Conozco la muerte de muchas hechuras.
La muerte boca arriba, la muerte bocabajo, la muerte de puntillas, la muerte de lejos, la muerte desde la barrera y la muerte de reojo.
Hay muertes con trapío que justifican los crucigramas de sangre que marcan la arena y muertes que no tienen ningún trapo donde esconderse. No hay dos muertes iguales. Eso nos gusta pensar y es por eso que creemos que nuestra muerte será plácida y tranquila y que nunca dejará huellas de sangre que marquen la tierra que nos vio nacer. Y es por eso que nos dejamos morir poco a poco en la primera jaula que nos encontramos. Y es por eso que encerramos todo aquello que nos importa dentro de una palabra que pensamos nos librará de aquella muerte trágica que nos acecha a diario y que nosotros llamamos hogar o sistema. El gran balcón desde donde vemos a salvo lo que no nos va a pasar.
Hasta que pasa algo. Pasa algo que nos permite salir descalzas de nuestro encierro y pisar las grietas de la sangre seca y sentir como verdadero, como real, como cercano, lo que no nos va a pasar nunca.
Una partida de toros sale del campo. Una partida de mujeres sale de sus hogares. La manada de toros no sabe a dónde va. La manada de hembras cree saberlo. Las dos manadas se encuentran en la misma línea de salida. Al tiempo la manada de mujeres se cree libre y fuerte y segura y despliega sus alas. Al tiempo los toros no se creen libres pero se saben fuertes y seguros y despliegan sus alas. Con la muerte pisándoles los talones, las dos manadas corren, salen en estampida, corren desde la tormenta, corren desde la luz hasta lo oscuro, corren sin saber por qué corren, la tierra grita, pero corren, corren hacia la nada, se cruzan miradas, se cruzan la incertidumbre y el miedo y corren y siguen corriendo menos fuertes, menos seguros y menos libres, las dos manadas. Mientras tanto, la muchedumbre sale milagrosamente de sus hogares para ver esta cabalgata de sangre y costumbre que llaman raíz y que la tierra no reconoce porque está encerrada como sus hijas, debajo de la pedrería húmeda que el hombre compuso en estrechas calles para que resbalaran, para que resbaláramos, para cazarnos.
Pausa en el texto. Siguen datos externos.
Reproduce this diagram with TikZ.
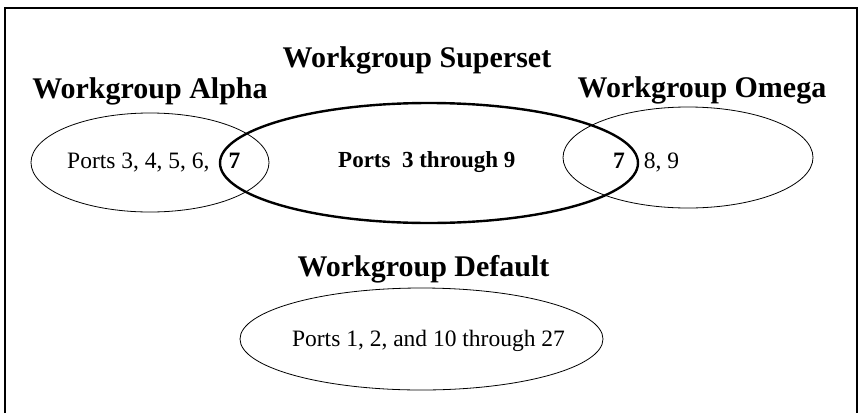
\documentclass[tikz,border=0pt]{standalone}
\usepackage{fontspec}
\setmainfont{Liberation Serif}
\usepackage{tikz}
\usetikzlibrary{
	shapes.geometric,           % For ellipse
	positioning                 % For "above=of node" syntax
}
\tikzset{
	group/.style={
		ellipse,
		draw,
		line width=0.8pt,
		inner sep=0pt
	},
	supergroup/.style={
		group,
		line width=2.4pt
	},
	title/.style={
		font=\fontsize{30}{34}\selectfont\bfseries,
		inner sep=0pt,
		anchor=base
	},
	ports/.style={
		font=\fontsize{23.5}{27}\selectfont,
		inner sep=0pt,
		anchor=base west
	}
}

\begin{document}
\begin{tikzpicture}[x=1pt, y=-1pt]
		\useasboundingbox (0,0) rectangle (859,413);
		
		% Frame (open at the bottom)
		\draw [line width=1.6pt] (5,413) -- (5,8) -- (857,8) -- (857,413);
		
		% Workgroup sets
		\node [group, minimum width=238pt, minimum height=99pt] (alpha) at (150,162.5) {};
		\node [supergroup, minimum width=418pt, minimum height=120pt] (superset) at (429,163) {};
		\node [group, minimum width=250pt, minimum height=101pt] (omega) at (688,157.5) {};
		\node [group, minimum width=363pt, minimum height=102pt] (default) at (421.5,339) {};
		
		% Set names
		\node [title] (alphaname) at (150,98) {Workgroup Alpha};
		\node [title] (supersetname) at (417,67) {Workgroup Superset};
		\node [title] (omeganame) at (702,97) {Workgroup Omega};
		\node [title] (defaultname) at (423.5,276) {Workgroup Default};
		
		% Members
		\node [ports] (alphaports) at (67,168) {Ports 3, 4, 5, 6,\hspace{19pt}\textbf{7}};
		\node [ports, font=\fontsize{23}{27}\selectfont\bfseries] (supersetports) at (338,167) {Ports\ \ 3 through 9};
		\node [ports] (omegaports) at (613,168) {\textbf{7}\hspace{19pt}8, 9};
		\node [ports, anchor=base] (defaultports) at (428.5,346) {Ports 1, 2, and 10 through 27};
	\end{tikzpicture}
\end{document}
Sí, para cazarnos, a ti, a mí, a la niña de la vecina, al perro y al gato y al rinoceronte del zoo y al patito del parque y al niño del colegio y a los pájaros y hasta el propio hombre y al cerdo y a la vaca y al toro. Al toro, al torito bravo que tanto nos duele que saquen del campo y derrame vida por las esquinas de la arena más redonda del mundo. Al toro, al torito que tanto nos duele que muera con el hierro de su historia abrigándole las entrañas. Al toro, el mismo que pelea con el trapo de sangre y arremete con la mirada fija contra el cuerpo de baile para nada. A él también quieren cazarlo. Es verdad. Él también corre. Es verdad. Pero a ti y a mí y a la niña de la vecina nos acechan. Nos persiguen a diario. Nos quieren hacer tradición. Nos encierran en una jaula. Derraman nuestra sangre desde el principio del principio en una arena más redonda que el hogar que nos guarece. Nos hacen muerte. No estamos a salvo. Ni tú, ni yo, ni la niña de la vecina. Y es verdad: el toro también corre. Y lo peor es que la muchedumbre sale milagrosamente de sus hogares para ver esta cabalgata de sangre y costumbre que llaman raíz.
Siete de julio, ocho de la mañana. Comienza la función. ¿Quién es el verdadero espectáculo?